Mujeres soldadoras vestidas de denim en 1943 FOTO: GETTY
Y, hablando de mano de obra, es muy probable que Rosie The Riveter, ese personaje ficticio pintado por Norman Rockwell a partir de una canción popular de Redd Evans y John Jacob Loeb, ni siquiera fuera blanca. Otro documental, titulado Invisible warriors, relata la ingente (y olvidada) labor que llevaron a cabo las Rosies negras (así es como posteriormente se las denominó) durante la II Guerra Mundial. Se estima que más de dos millones de mujeres, de todas las razas, comenzaron a trabajar en fábricas para reemplazar a los hombres que se habían ido a la contienda. De ellas, más de la mitad acabaron siendo negras. “Era su oportunidad para dejar el sur del país y realizar labores más allá del servicio doméstico”, relatan en el documental. Para ellas no solo era una forma de servir al país, sino una alternativa económica necesaria. Pero Rosie era blanca, llevaba una camisa de denim azul y un pañuelo rojo, es decir, portaba la bandera de los Estados Unidos. El fin de la guerra y el regreso de los veteranos trajo consigo la vuelta de la mujer al hogar y un renovado interés por discriminar el rol social de los géneros, aunque esa es otra historia.

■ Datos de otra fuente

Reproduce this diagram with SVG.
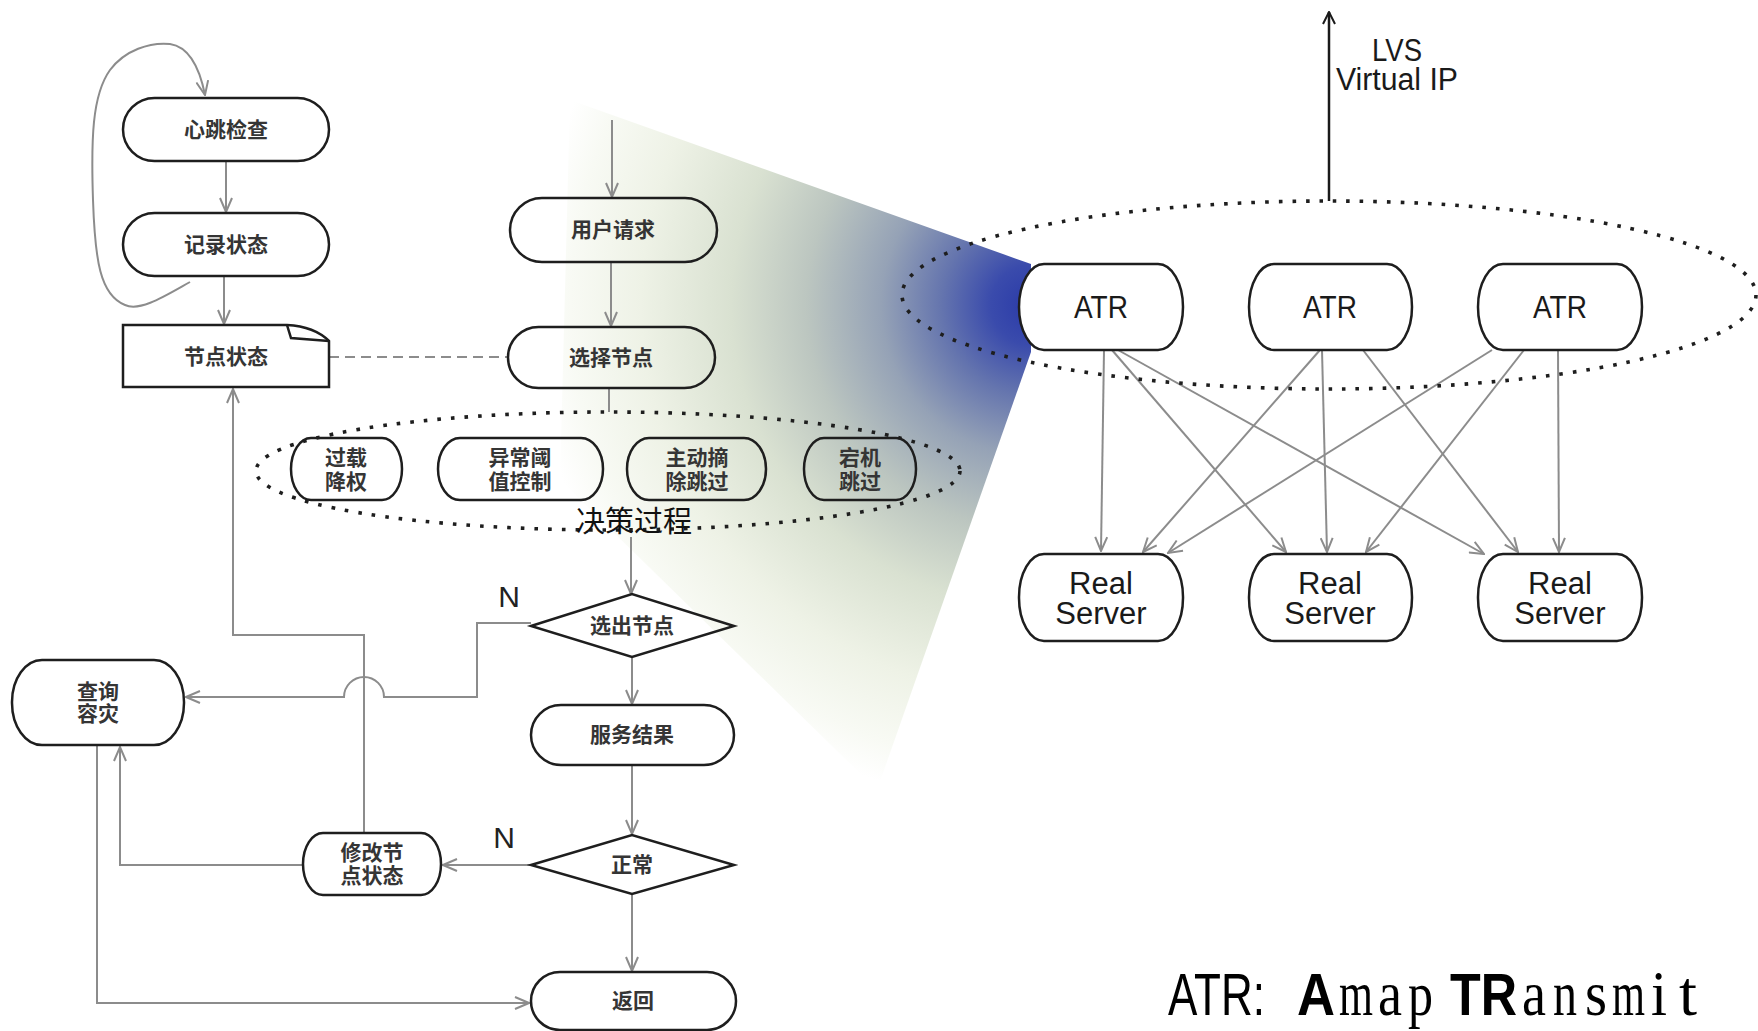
<svg xmlns="http://www.w3.org/2000/svg" width="1758" height="1031" viewBox="0 0 1758 1031">
  <defs>
    <!-- zoom-in wedge shading: pale green fading to deep blue at the ATR node -->
    <radialGradient id="wedgeGrad" gradientUnits="userSpaceOnUse" cx="1031" cy="305" r="500" fx="1031" fy="305">
      <stop offset="0" stop-color="#2a3aa8"/>
      <stop offset="0.08" stop-color="#3a4bac"/>
      <stop offset="0.18" stop-color="#6575ae"/>
      <stop offset="0.3" stop-color="#95a2b6"/>
      <stop offset="0.45" stop-color="#bcc6c0"/>
      <stop offset="0.6" stop-color="#d9e1d1"/>
      <stop offset="0.78" stop-color="#eef2e6"/>
      <stop offset="0.92" stop-color="#f8faf4"/>
      <stop offset="1" stop-color="#ffffff"/>
    </radialGradient>
    <marker id="arrowGray" markerUnits="userSpaceOnUse" markerWidth="16" markerHeight="14" viewBox="0 0 16 14" refX="15" refY="7" orient="auto">
      <path d="M1,1 L15,7 L1,13" fill="none" stroke="#8c8c8c" stroke-width="2"/>
    </marker>
    <marker id="arrowBlack" markerUnits="userSpaceOnUse" markerWidth="14" markerHeight="14" viewBox="0 0 14 14" refX="13" refY="7" orient="auto">
      <path d="M1,1 L13,7 L1,13" fill="none" stroke="#1a1a1a" stroke-width="2"/>
    </marker>
  </defs>
  <style>
    .box { fill: none; stroke: #1e1e1e; stroke-width: 2.5; }
    .wbox { fill: #ffffff; stroke: #1e1e1e; stroke-width: 2.5; }
    .zh { font-family: "Noto Sans CJK SC", "Noto Sans", sans-serif; font-size: 21px; font-weight: bold; fill: #353535; text-anchor: middle; }
    .en { font-family: "Liberation Sans", Arial, sans-serif; font-size: 31px; fill: #1a1a1a; text-anchor: middle; }
    .edge { fill: none; stroke: #8c8c8c; stroke-width: 2; }
    .arrow { marker-end: url(#arrowGray); }
    .dots { fill: none; stroke: #1e1e1e; stroke-width: 3.6; stroke-dasharray: 3.6 10; }
    .lbl { font-family: "Liberation Sans", Arial, sans-serif; font-size: 30px; fill: #222; text-anchor: middle; }
    .mono { font-family: "Liberation Serif", "Times New Roman", serif; font-size: 64px; }
  </style>

  <rect width="1758" height="1031" fill="#ffffff"/>

  <!-- shaded wedge linking the flowchart to the first ATR -->
  <polygon points="570,100 1031,264 1031,352 877,790 560,480" fill="url(#wedgeGrad)"/>

  <!-- connectors -->
  <g id="connectors">
    <!-- heartbeat loop -->
    <path class="edge arrow" d="M190,282 C165,296 140,312 125,305 C100,295 95,260 93,200 C91,140 92,95 110,70 C125,50 150,42 170,44 C190,47 200,70 205,95"/>
    <line class="edge arrow" x1="226" y1="161" x2="226" y2="212"/>
    <line class="edge arrow" x1="224" y1="276" x2="224" y2="324"/>
    <line x1="329" y1="357" x2="508" y2="357" stroke="#8c8c8c" stroke-width="2" stroke-dasharray="10 6"/>

    <line class="edge arrow" x1="612" y1="120" x2="612" y2="197"/>
    <line class="edge arrow" x1="611" y1="262" x2="611" y2="326"/>
    <line class="edge" x1="609" y1="388" x2="609" y2="412"/>
    <line class="edge arrow" x1="631" y1="537" x2="631" y2="594"/>
    <line class="edge arrow" x1="632" y1="657" x2="632" y2="704"/>
    <line class="edge arrow" x1="632" y1="765" x2="632" y2="834"/>
    <line class="edge arrow" x1="632" y1="894" x2="632" y2="971"/>

    <!-- not selected: fall back to disaster-recovery lookup (hops over the status line) -->
    <path class="edge arrow" d="M531,623 L477,623 L477,697 L384,697 A20,20 0 0 0 344,697 L186,697"/>
    <!-- abnormal: update node status -->
    <line class="edge arrow" x1="531" y1="865" x2="443" y2="865"/>
    <path class="edge arrow" d="M364,833 L364,635 L233,635 L233,389"/>
    <path class="edge arrow" d="M303,865 L120,865 L120,747"/>
    <path class="edge arrow" d="M97,745 L97,1003 L529,1003"/>

    <!-- LVS virtual IP -->
    <line x1="1329" y1="201" x2="1329" y2="12" stroke="#1a1a1a" stroke-width="2.5" marker-end="url(#arrowBlack)"/>

    <!-- ATR to Real Server mesh -->
    <line class="edge arrow" x1="1104" y1="350" x2="1101" y2="551"/>
    <line class="edge arrow" x1="1112" y1="350" x2="1286" y2="552"/>
    <line class="edge arrow" x1="1118" y1="350" x2="1484" y2="554"/>
    <line class="edge arrow" x1="1320" y1="350" x2="1143" y2="552"/>
    <line class="edge arrow" x1="1322" y1="350" x2="1327" y2="552"/>
    <line class="edge arrow" x1="1363" y1="350" x2="1518" y2="552"/>
    <line class="edge arrow" x1="1492" y1="350" x2="1168" y2="553"/>
    <line class="edge arrow" x1="1524" y1="350" x2="1366" y2="552"/>
    <line class="edge arrow" x1="1558" y1="350" x2="1559" y2="552"/>
  </g>

  <!-- health-check side -->
  <g id="node-heartbeat">
    <rect class="box" x="123" y="98" width="206" height="63" rx="31.5"/>
    <text class="zh" x="226" y="137">心跳检查</text>
  </g>
  <g id="node-record">
    <rect class="box" x="123" y="213" width="206" height="63" rx="31.5"/>
    <text class="zh" x="226" y="252">记录状态</text>
  </g>
  <g id="node-status">
    <path class="box" d="M123,325 L287,325 C305,326 320,332 329,341 L329,387 L123,387 Z"/>
    <path class="box" d="M287,325 L291,338 L329,341"/>
    <text class="zh" x="226" y="364">节点状态</text>
  </g>

  <!-- request flow -->
  <g id="node-request">
    <rect class="box" x="510" y="198" width="207" height="64" rx="32"/>
    <text class="zh" x="613" y="237">用户请求</text>
  </g>
  <g id="node-select">
    <rect class="box" x="508" y="327" width="207" height="61" rx="30.5"/>
    <text class="zh" x="611" y="365">选择节点</text>
  </g>

  <g id="group-decision">
    <ellipse class="dots" cx="608" cy="471" rx="352" ry="59"/>
    <text x="634" y="532" font-family="'Noto Sans CJK SC', sans-serif" font-size="29" fill="#111" text-anchor="middle">决策过程</text>
  </g>
  <g id="node-overload">
    <rect class="box" x="291" y="438" width="111" height="62" rx="20" ry="31"/>
    <text class="zh" x="346" y="465">过载<tspan x="346" dy="24">降权</tspan></text>
  </g>
  <g id="node-threshold">
    <rect class="box" x="438" y="438" width="165" height="62" rx="22" ry="31"/>
    <text class="zh" x="520" y="465">异常阈<tspan x="520" dy="24">值控制</tspan></text>
  </g>
  <g id="node-removed">
    <rect class="box" x="627" y="438" width="139" height="62" rx="22" ry="31"/>
    <text class="zh" x="697" y="465">主动摘<tspan x="697" dy="24">除跳过</tspan></text>
  </g>
  <g id="node-down">
    <rect class="box" x="804" y="438" width="112" height="62" rx="20" ry="31"/>
    <text class="zh" x="860" y="465">宕机<tspan x="860" dy="24">跳过</tspan></text>
  </g>

  <g id="node-picked">
    <polygon class="box" points="531,626 632,594 734,626 632,657"/>
    <text class="zh" x="632" y="633">选出节点</text>
    <text class="lbl" x="509" y="607">N</text>
  </g>
  <g id="node-result">
    <rect class="box" x="531" y="705" width="203" height="60" rx="30"/>
    <text class="zh" x="632" y="742">服务结果</text>
  </g>
  <g id="node-normal">
    <polygon class="box" points="531,865 632,835 734,865 632,894"/>
    <text class="zh" x="632" y="872">正常</text>
    <text class="lbl" x="504" y="848">N</text>
  </g>
  <g id="node-return">
    <rect class="box" x="531" y="972" width="205" height="58" rx="29"/>
    <text class="zh" x="633" y="1008">返回</text>
  </g>
  <g id="node-fallback">
    <rect class="box" x="12" y="660" width="172" height="85" rx="30" ry="42"/>
    <text class="zh" x="98" y="699">查询<tspan x="98" dy="22">容灾</tspan></text>
  </g>
  <g id="node-update">
    <rect class="box" x="303" y="833" width="138" height="62" rx="20" ry="31"/>
    <text class="zh" x="372" y="860">修改节<tspan x="372" dy="23">点状态</tspan></text>
  </g>

  <!-- ATR cluster -->
  <g id="group-lvs">
    <ellipse class="dots" cx="1329" cy="295" rx="427" ry="94"/>
    <text class="en" x="1397" y="61" textLength="50" lengthAdjust="spacingAndGlyphs">LVS</text>
    <text class="en" x="1397" y="90" textLength="122" lengthAdjust="spacingAndGlyphs">Virtual IP</text>
  </g>
  <g id="node-atr1">
    <rect class="wbox" x="1019" y="264" width="164" height="86" rx="25" ry="43"/>
    <text class="en" x="1101" y="318" textLength="54" lengthAdjust="spacingAndGlyphs">ATR</text>
  </g>
  <g id="node-atr2">
    <rect class="wbox" x="1249" y="264" width="163" height="86" rx="25" ry="43"/>
    <text class="en" x="1330" y="318" textLength="54" lengthAdjust="spacingAndGlyphs">ATR</text>
  </g>
  <g id="node-atr3">
    <rect class="wbox" x="1478" y="264" width="164" height="86" rx="25" ry="43"/>
    <text class="en" x="1560" y="318" textLength="54" lengthAdjust="spacingAndGlyphs">ATR</text>
  </g>
  <g id="node-rs1">
    <rect class="wbox" x="1019" y="554" width="164" height="87" rx="25" ry="43"/>
    <text class="en" x="1101" y="594">Real<tspan x="1101" dy="30">Server</tspan></text>
  </g>
  <g id="node-rs2">
    <rect class="wbox" x="1249" y="554" width="163" height="87" rx="25" ry="43"/>
    <text class="en" x="1330" y="594">Real<tspan x="1330" dy="30">Server</tspan></text>
  </g>
  <g id="node-rs3">
    <rect class="wbox" x="1478" y="554" width="164" height="87" rx="25" ry="43"/>
    <text class="en" x="1560" y="594">Real<tspan x="1560" dy="30">Server</tspan></text>
  </g>

  <!-- legend: sans capitals, lower case set one letter per fixed-width cell -->
  <g id="legend" fill="#000">
    <text x="1168" y="1015" font-family="'Liberation Sans', Arial, sans-serif" font-size="60" textLength="97" lengthAdjust="spacingAndGlyphs">ATR:</text>
    <text x="1297" y="1015" font-family="'Liberation Sans', Arial, sans-serif" font-size="60" font-weight="bold" textLength="38" lengthAdjust="spacingAndGlyphs">A</text>
    <text x="1450" y="1015" font-family="'Liberation Sans', Arial, sans-serif" font-size="60" font-weight="bold" textLength="67" lengthAdjust="spacingAndGlyphs">TR</text>
    <text class="mono" x="1339" y="1015" textLength="34" lengthAdjust="spacingAndGlyphs">m</text>
    <text class="mono" x="1378" y="1015" textLength="24" lengthAdjust="spacingAndGlyphs">a</text>
    <text class="mono" x="1408" y="1015" textLength="25" lengthAdjust="spacingAndGlyphs">p</text>
    <text class="mono" x="1522" y="1015" textLength="24" lengthAdjust="spacingAndGlyphs">a</text>
    <text class="mono" x="1553" y="1015" textLength="24" lengthAdjust="spacingAndGlyphs">n</text>
    <text class="mono" x="1585" y="1015" textLength="22" lengthAdjust="spacingAndGlyphs">s</text>
    <text class="mono" x="1612" y="1015" textLength="33" lengthAdjust="spacingAndGlyphs">m</text>
    <text class="mono" x="1651" y="1015" textLength="16" lengthAdjust="spacingAndGlyphs">i</text>
    <text class="mono" x="1679" y="1015" textLength="18" lengthAdjust="spacingAndGlyphs">t</text>
  </g>
</svg>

Cuando Marlon Brando protagonizó Salvaje en 1953, los jóvenes parecieron enloquecer con la estética de pantalón vaquero y chupa de cuero. El tejano ya era una prenda habitual en Europa, (lo habían traído, de hecho, los soldados americanos, que lo vestían de manera frecuente cuando no llevaban su uniforme de guerra) pero fue entonces, con Brando convirtiendo en mediática la leyenda de los moteros, cuando el ‘jean’ se convirtió en sinónimo de insurrección. Lo prohibieron en algunos colegios por incitar a las revueltas y, por eso, durante los años 60 se resucitó para convertirlo en el símbolo de la contracultura.
Martin Luther King (a la izquierda) y el reverendo Ralph Abernathy, durante la marcha a Selma. FOTO: GETTY
Los hippies llevaban vaqueros, en su mayoría customizados con parches estampados con mensajes políticos. Pero, aunque a ellos se debe buena parte del mérito en su popularización real, no todo el rédito es suyo. Como explican en Riveted, las enormes manifestaciones por los derechos civiles que se sucedieron durante la década tenían el vaquero como código de vestimenta implícito. Los afrodescendientes (incluido el propio Martin Luther King) lucían petos y pantalones vaqueros para mostrar respeto a sus antepasados esclavos que lo fabricaban y lo vestían como uniforme y a los miles de obreros que seguían portándolos en las fábricas del sur. No es de extrañar, por tanto, que la cultura hip hop de finales de los ochenta volviera a popularizarlos, esta vez muy anchos y caídos, en señal, otra vez, de protesta por las encarcelaciones racistas (en el uniforme carcelario están prohibidos los cinturones). La prenda más democrática y usada del mundo fue y continúa siendo un icono cultural, pero, como casi cualquier icono cultural, la leyenda de cómo se construyó es precisamente eso, una leyenda.